§ **Challenge**:
Would you transcribe the listing that follows, character for character, and omit its images?

§ **Data**:
#####
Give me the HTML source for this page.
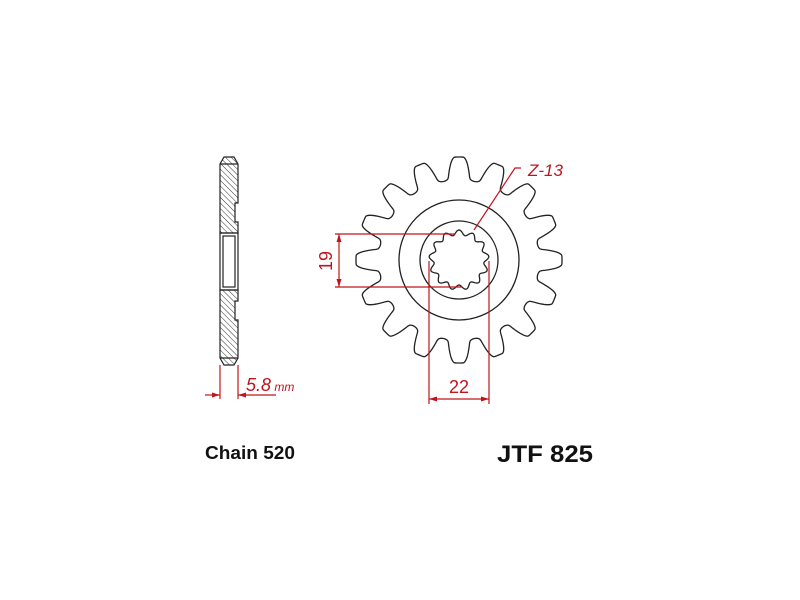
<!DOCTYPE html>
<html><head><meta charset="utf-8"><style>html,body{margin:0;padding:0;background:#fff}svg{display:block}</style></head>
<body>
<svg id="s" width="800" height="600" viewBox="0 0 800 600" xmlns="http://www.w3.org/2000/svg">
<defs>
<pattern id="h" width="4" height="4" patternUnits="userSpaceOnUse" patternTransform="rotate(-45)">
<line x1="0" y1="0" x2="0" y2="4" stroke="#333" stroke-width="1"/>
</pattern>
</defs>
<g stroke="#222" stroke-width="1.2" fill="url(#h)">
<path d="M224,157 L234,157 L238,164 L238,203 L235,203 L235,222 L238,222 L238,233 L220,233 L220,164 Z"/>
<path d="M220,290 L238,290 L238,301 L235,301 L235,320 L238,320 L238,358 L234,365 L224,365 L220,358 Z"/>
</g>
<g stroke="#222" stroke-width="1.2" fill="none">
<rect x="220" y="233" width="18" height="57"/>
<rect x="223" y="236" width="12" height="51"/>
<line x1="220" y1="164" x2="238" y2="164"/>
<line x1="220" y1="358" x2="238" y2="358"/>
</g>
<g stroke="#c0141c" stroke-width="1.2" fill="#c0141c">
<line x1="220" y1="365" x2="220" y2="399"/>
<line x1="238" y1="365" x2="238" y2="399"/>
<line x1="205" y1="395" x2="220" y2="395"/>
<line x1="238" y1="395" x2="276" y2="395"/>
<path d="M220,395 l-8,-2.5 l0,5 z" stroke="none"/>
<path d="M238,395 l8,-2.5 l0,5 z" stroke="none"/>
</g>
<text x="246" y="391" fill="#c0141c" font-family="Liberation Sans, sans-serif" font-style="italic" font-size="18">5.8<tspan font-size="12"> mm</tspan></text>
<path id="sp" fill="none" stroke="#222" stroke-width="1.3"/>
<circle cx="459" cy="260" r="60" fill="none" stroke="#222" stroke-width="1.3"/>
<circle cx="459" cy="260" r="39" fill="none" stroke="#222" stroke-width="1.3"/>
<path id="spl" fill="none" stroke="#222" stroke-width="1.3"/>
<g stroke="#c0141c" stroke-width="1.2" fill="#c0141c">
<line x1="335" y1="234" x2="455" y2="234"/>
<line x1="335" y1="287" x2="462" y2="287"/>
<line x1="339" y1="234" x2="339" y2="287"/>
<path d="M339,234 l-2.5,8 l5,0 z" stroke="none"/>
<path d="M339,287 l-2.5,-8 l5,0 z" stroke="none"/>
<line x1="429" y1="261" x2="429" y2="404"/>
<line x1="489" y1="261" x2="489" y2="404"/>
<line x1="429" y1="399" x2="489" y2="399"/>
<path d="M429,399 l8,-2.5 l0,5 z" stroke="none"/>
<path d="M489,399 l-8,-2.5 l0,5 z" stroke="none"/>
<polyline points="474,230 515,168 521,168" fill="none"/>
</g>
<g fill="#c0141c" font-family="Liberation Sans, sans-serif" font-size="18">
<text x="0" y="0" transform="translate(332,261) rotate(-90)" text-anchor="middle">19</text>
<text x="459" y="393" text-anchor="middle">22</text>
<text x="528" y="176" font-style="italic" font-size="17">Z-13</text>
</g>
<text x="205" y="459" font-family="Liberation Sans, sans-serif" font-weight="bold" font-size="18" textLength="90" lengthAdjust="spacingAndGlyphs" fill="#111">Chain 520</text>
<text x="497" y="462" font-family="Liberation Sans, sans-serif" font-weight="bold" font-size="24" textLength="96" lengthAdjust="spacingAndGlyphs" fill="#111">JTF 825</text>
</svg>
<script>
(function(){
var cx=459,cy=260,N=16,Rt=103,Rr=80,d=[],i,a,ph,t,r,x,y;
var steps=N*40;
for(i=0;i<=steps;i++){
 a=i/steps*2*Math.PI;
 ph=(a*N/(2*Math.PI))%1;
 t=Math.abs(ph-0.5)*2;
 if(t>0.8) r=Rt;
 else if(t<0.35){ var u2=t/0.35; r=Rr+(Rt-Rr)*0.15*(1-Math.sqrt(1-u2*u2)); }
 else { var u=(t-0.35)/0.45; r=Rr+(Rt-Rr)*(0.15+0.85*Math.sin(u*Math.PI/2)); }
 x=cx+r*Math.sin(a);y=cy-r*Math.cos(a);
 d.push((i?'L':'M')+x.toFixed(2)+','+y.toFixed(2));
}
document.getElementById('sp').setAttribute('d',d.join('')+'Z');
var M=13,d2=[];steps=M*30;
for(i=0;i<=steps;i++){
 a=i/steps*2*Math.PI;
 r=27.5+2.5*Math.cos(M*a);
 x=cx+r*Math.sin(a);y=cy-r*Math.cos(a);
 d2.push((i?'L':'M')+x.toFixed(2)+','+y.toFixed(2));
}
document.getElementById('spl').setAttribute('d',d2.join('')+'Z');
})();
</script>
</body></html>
#####
§ **Solution to the exercise**:
Give me the HTML source for this page.
<!DOCTYPE html>
<html><head><meta charset="utf-8"><style>html,body{margin:0;padding:0;background:#fff}svg{display:block}</style></head>
<body>
<svg id="s" width="800" height="600" viewBox="0 0 800 600" xmlns="http://www.w3.org/2000/svg">
<defs>
<pattern id="h" width="4" height="4" patternUnits="userSpaceOnUse" patternTransform="rotate(-45)">
<line x1="0" y1="0" x2="0" y2="4" stroke="#333" stroke-width="1"/>
</pattern>
</defs>
<g stroke="#222" stroke-width="1.2" fill="url(#h)">
<path d="M224,157 L234,157 L238,164 L238,203 L235,203 L235,222 L238,222 L238,233 L220,233 L220,164 Z"/>
<path d="M220,290 L238,290 L238,301 L235,301 L235,320 L238,320 L238,358 L234,365 L224,365 L220,358 Z"/>
</g>
<g stroke="#222" stroke-width="1.2" fill="none">
<rect x="220" y="233" width="18" height="57"/>
<rect x="223" y="236" width="12" height="51"/>
<line x1="220" y1="164" x2="238" y2="164"/>
<line x1="220" y1="358" x2="238" y2="358"/>
</g>
<g stroke="#c0141c" stroke-width="1.2" fill="#c0141c">
<line x1="220" y1="365" x2="220" y2="399"/>
<line x1="238" y1="365" x2="238" y2="399"/>
<line x1="205" y1="395" x2="220" y2="395"/>
<line x1="238" y1="395" x2="276" y2="395"/>
<path d="M220,395 l-8,-2.5 l0,5 z" stroke="none"/>
<path d="M238,395 l8,-2.5 l0,5 z" stroke="none"/>
</g>
<text x="246" y="391" fill="#c0141c" font-family="Liberation Sans, sans-serif" font-style="italic" font-size="18">5.8<tspan font-size="12"> mm</tspan></text>
<path id="sp" fill="none" stroke="#222" stroke-width="1.3"/>
<circle cx="459" cy="260" r="60" fill="none" stroke="#222" stroke-width="1.3"/>
<circle cx="459" cy="260" r="39" fill="none" stroke="#222" stroke-width="1.3"/>
<path id="spl" fill="none" stroke="#222" stroke-width="1.3"/>
<g stroke="#c0141c" stroke-width="1.2" fill="#c0141c">
<line x1="335" y1="234" x2="455" y2="234"/>
<line x1="335" y1="287" x2="462" y2="287"/>
<line x1="339" y1="234" x2="339" y2="287"/>
<path d="M339,234 l-2.5,8 l5,0 z" stroke="none"/>
<path d="M339,287 l-2.5,-8 l5,0 z" stroke="none"/>
<line x1="429" y1="261" x2="429" y2="404"/>
<line x1="489" y1="261" x2="489" y2="404"/>
<line x1="429" y1="399" x2="489" y2="399"/>
<path d="M429,399 l8,-2.5 l0,5 z" stroke="none"/>
<path d="M489,399 l-8,-2.5 l0,5 z" stroke="none"/>
<polyline points="474,230 515,168 521,168" fill="none"/>
</g>
<g fill="#c0141c" font-family="Liberation Sans, sans-serif" font-size="18">
<text x="0" y="0" transform="translate(332,261) rotate(-90)" text-anchor="middle">19</text>
<text x="459" y="393" text-anchor="middle">22</text>
<text x="528" y="176" font-style="italic" font-size="17">Z-13</text>
</g>
<text x="205" y="459" font-family="Liberation Sans, sans-serif" font-weight="bold" font-size="18" textLength="90" lengthAdjust="spacingAndGlyphs" fill="#111">Chain 520</text>
<text x="497" y="462" font-family="Liberation Sans, sans-serif" font-weight="bold" font-size="24" textLength="96" lengthAdjust="spacingAndGlyphs" fill="#111">JTF 825</text>
</svg>
<script>
(function(){
var cx=459,cy=260,N=16,Rt=103,Rr=80,d=[],i,a,ph,t,r,x,y;
var steps=N*40;
for(i=0;i<=steps;i++){
 a=i/steps*2*Math.PI;
 ph=(a*N/(2*Math.PI))%1;
 t=Math.abs(ph-0.5)*2;
 if(t>0.8) r=Rt;
 else if(t<0.35){ var u2=t/0.35; r=Rr+(Rt-Rr)*0.15*(1-Math.sqrt(1-u2*u2)); }
 else { var u=(t-0.35)/0.45; r=Rr+(Rt-Rr)*(0.15+0.85*Math.sin(u*Math.PI/2)); }
 x=cx+r*Math.sin(a);y=cy-r*Math.cos(a);
 d.push((i?'L':'M')+x.toFixed(2)+','+y.toFixed(2));
}
document.getElementById('sp').setAttribute('d',d.join('')+'Z');
var M=13,d2=[];steps=M*30;
for(i=0;i<=steps;i++){
 a=i/steps*2*Math.PI;
 r=27.5+2.5*Math.cos(M*a);
 x=cx+r*Math.sin(a);y=cy-r*Math.cos(a);
 d2.push((i?'L':'M')+x.toFixed(2)+','+y.toFixed(2));
}
document.getElementById('spl').setAttribute('d',d2.join('')+'Z');
})();
</script>
</body></html>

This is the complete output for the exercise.